Aim: Return every line of the data below that includes the string "React".

Data excerpt:
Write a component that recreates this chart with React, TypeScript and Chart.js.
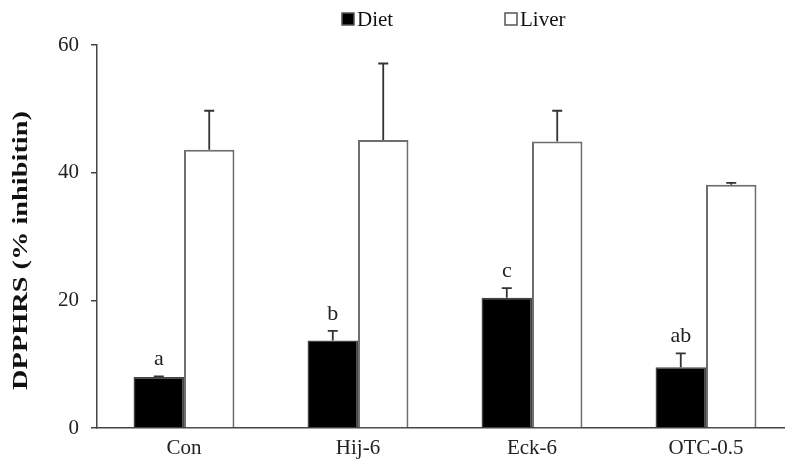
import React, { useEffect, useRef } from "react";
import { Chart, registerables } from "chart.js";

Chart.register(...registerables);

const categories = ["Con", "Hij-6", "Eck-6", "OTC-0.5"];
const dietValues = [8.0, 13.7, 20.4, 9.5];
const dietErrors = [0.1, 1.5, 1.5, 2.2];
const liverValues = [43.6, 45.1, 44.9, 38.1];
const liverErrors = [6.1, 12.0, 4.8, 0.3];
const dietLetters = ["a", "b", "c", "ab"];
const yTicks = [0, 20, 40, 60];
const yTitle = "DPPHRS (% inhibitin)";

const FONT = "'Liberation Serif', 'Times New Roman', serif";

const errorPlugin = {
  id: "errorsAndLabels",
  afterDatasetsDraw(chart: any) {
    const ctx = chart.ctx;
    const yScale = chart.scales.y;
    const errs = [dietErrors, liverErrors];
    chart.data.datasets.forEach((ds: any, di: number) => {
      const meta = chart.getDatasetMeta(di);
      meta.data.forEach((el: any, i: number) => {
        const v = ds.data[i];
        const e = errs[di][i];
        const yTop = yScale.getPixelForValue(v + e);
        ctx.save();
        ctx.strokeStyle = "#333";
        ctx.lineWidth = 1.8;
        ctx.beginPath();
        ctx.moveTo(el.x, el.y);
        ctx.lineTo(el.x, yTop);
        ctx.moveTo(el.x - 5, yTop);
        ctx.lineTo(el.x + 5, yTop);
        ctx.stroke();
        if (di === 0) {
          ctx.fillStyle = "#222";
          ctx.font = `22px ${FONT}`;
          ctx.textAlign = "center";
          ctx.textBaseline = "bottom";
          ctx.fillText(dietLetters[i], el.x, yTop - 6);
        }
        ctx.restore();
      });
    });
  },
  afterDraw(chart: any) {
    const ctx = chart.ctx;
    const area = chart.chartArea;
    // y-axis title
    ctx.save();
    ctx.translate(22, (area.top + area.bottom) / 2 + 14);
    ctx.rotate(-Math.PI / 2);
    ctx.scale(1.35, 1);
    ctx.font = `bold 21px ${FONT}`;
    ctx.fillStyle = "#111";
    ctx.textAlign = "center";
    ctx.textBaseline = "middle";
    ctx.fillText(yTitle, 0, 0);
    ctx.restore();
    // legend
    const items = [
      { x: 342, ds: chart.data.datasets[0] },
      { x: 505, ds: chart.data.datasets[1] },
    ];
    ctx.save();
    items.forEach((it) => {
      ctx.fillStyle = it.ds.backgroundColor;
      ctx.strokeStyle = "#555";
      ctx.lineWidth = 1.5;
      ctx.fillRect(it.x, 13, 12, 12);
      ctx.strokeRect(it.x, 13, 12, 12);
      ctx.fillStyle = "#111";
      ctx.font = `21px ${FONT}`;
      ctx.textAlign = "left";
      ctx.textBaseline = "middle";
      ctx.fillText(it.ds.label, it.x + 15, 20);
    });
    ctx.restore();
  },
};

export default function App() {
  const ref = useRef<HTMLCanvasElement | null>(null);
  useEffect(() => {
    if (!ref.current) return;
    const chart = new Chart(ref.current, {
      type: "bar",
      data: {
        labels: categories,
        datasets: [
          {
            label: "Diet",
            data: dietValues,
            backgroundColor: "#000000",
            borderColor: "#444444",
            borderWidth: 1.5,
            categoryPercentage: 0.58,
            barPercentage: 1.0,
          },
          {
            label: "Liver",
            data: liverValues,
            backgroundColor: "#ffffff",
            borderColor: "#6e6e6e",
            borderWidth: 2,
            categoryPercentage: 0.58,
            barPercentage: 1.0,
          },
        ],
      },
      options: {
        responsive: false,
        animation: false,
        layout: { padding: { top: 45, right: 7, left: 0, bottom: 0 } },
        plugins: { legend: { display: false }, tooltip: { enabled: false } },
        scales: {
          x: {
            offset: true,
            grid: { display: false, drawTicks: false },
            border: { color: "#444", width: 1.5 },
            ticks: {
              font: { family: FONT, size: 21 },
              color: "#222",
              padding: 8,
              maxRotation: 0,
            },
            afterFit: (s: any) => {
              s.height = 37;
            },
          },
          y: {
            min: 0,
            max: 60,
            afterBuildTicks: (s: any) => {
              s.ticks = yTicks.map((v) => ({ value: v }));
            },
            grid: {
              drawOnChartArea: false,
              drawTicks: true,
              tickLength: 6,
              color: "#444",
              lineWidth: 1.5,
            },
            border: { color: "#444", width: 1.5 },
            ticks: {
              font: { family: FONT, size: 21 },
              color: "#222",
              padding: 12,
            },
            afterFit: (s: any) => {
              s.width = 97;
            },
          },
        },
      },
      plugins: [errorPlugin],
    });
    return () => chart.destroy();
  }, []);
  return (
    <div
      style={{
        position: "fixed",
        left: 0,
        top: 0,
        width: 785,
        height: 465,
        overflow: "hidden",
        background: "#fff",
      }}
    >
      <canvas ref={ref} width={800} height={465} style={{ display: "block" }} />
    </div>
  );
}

Final result:
Write a component that recreates this chart with React, TypeScript and Chart.js.
import React, { useEffect, useRef } from "react";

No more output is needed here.